Friday, July 29, 2022

Easy and Elegant: Thuban Press Guide to Analog Self Publishing

Thuban Press Guide to Analog Self Publishing (2019)

This eight-page, handwritten and hand-drawn primer was created by Floral Park, New York-based minicomics artist Julia Gforer. Offering “step-by-step instructions to make your own book without a computer,” the DIY zine focuses on digest-sized publications, recommended for about 40 pages or fewer. “A book like this is ephemeral in exchange for being accessible,” Gforer writes.


With easy-to-follow instructions and steps, she walks fledgling zine makers through preparing pages on half of an 8.5”-by-11” inch sheet of paper, making sure the page count is divisible by four, preparing a dummy book so each side of an 8.5”-by-11” piece of paper includes pages whose page numbers add up to total n+1, where n is the number of pages total. (For example, a 12-page zine would pair pages 12 and 1, 11 and 2, 10 and 3, and so on.
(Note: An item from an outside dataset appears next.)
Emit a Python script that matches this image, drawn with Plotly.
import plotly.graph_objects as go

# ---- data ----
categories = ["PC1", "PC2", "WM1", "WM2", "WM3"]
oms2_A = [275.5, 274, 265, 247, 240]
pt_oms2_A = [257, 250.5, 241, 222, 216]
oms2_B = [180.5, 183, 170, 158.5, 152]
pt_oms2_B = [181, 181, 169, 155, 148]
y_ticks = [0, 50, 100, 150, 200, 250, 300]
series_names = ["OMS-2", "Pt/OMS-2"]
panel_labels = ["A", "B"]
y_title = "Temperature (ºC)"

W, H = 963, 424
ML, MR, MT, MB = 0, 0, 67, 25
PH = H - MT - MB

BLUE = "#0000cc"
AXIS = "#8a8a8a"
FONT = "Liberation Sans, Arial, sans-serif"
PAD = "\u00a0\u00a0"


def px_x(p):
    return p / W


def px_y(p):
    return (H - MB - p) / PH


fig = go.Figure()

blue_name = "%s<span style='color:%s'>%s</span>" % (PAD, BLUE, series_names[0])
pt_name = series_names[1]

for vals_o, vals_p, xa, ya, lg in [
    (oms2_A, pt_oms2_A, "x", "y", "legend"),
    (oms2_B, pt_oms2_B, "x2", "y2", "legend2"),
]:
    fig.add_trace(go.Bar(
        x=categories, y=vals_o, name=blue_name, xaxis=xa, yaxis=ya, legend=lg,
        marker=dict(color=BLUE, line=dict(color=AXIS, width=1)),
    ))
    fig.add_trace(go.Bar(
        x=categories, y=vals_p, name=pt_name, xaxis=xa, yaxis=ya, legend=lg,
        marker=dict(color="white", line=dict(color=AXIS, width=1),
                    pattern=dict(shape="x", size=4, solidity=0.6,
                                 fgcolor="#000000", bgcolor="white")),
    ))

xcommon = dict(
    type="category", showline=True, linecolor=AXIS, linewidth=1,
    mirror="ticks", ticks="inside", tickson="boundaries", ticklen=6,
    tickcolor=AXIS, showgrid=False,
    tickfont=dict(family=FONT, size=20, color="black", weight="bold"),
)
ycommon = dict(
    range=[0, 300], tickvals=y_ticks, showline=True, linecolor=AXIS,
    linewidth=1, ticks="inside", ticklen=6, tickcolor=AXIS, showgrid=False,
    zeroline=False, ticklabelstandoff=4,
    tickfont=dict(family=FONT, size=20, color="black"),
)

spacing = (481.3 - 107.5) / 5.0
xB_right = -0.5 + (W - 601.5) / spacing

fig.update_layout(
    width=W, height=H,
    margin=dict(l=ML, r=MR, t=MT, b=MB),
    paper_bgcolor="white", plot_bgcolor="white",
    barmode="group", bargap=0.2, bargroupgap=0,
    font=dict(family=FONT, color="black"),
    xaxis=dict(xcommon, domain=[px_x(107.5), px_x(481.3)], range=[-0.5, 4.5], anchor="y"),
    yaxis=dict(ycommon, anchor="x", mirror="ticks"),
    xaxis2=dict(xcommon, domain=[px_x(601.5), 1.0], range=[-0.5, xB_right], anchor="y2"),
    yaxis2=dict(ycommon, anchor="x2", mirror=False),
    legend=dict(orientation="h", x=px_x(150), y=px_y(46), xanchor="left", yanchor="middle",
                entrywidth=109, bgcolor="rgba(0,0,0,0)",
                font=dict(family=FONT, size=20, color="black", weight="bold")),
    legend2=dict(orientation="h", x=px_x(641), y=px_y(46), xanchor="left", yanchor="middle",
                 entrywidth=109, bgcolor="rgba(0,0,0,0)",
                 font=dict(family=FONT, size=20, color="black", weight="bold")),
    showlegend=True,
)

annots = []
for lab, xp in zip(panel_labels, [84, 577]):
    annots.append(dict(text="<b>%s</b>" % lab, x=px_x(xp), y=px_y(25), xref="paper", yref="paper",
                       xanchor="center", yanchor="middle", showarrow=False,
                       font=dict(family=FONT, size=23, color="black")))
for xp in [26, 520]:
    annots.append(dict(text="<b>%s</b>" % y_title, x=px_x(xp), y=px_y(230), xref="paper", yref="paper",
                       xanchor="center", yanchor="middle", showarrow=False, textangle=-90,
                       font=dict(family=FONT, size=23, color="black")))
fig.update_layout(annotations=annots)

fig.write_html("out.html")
That’s really the trickiest bit, to ensure your pages sequence appropriately when you go to photocopy or print.


The primer reminded me slightly of Ron Rege, Jr.; Dave Choe; Brian Ralph; and Jordan Crane’s more widely ranging Re: A Guide to Reproduction, as well as Jessica Abel’s “DIY: Making Minicomics,” which takes on the more complicated minicomics format (four pages per side vs. two pages). Minicomics maestro Matt Feazell also offered a minicomic about making minicomics at one time.


But this is all you should need to get started, really. Gforer’s approach is easy and elegant, like this how-to zine. As Bread and Puppet Theater said in its 1984 “Why Cheap Art?” manifesto, which is quoted on the back cover, “Art has to be cheap and available to everybody. It needs to be everywhere because it is inside of the world.”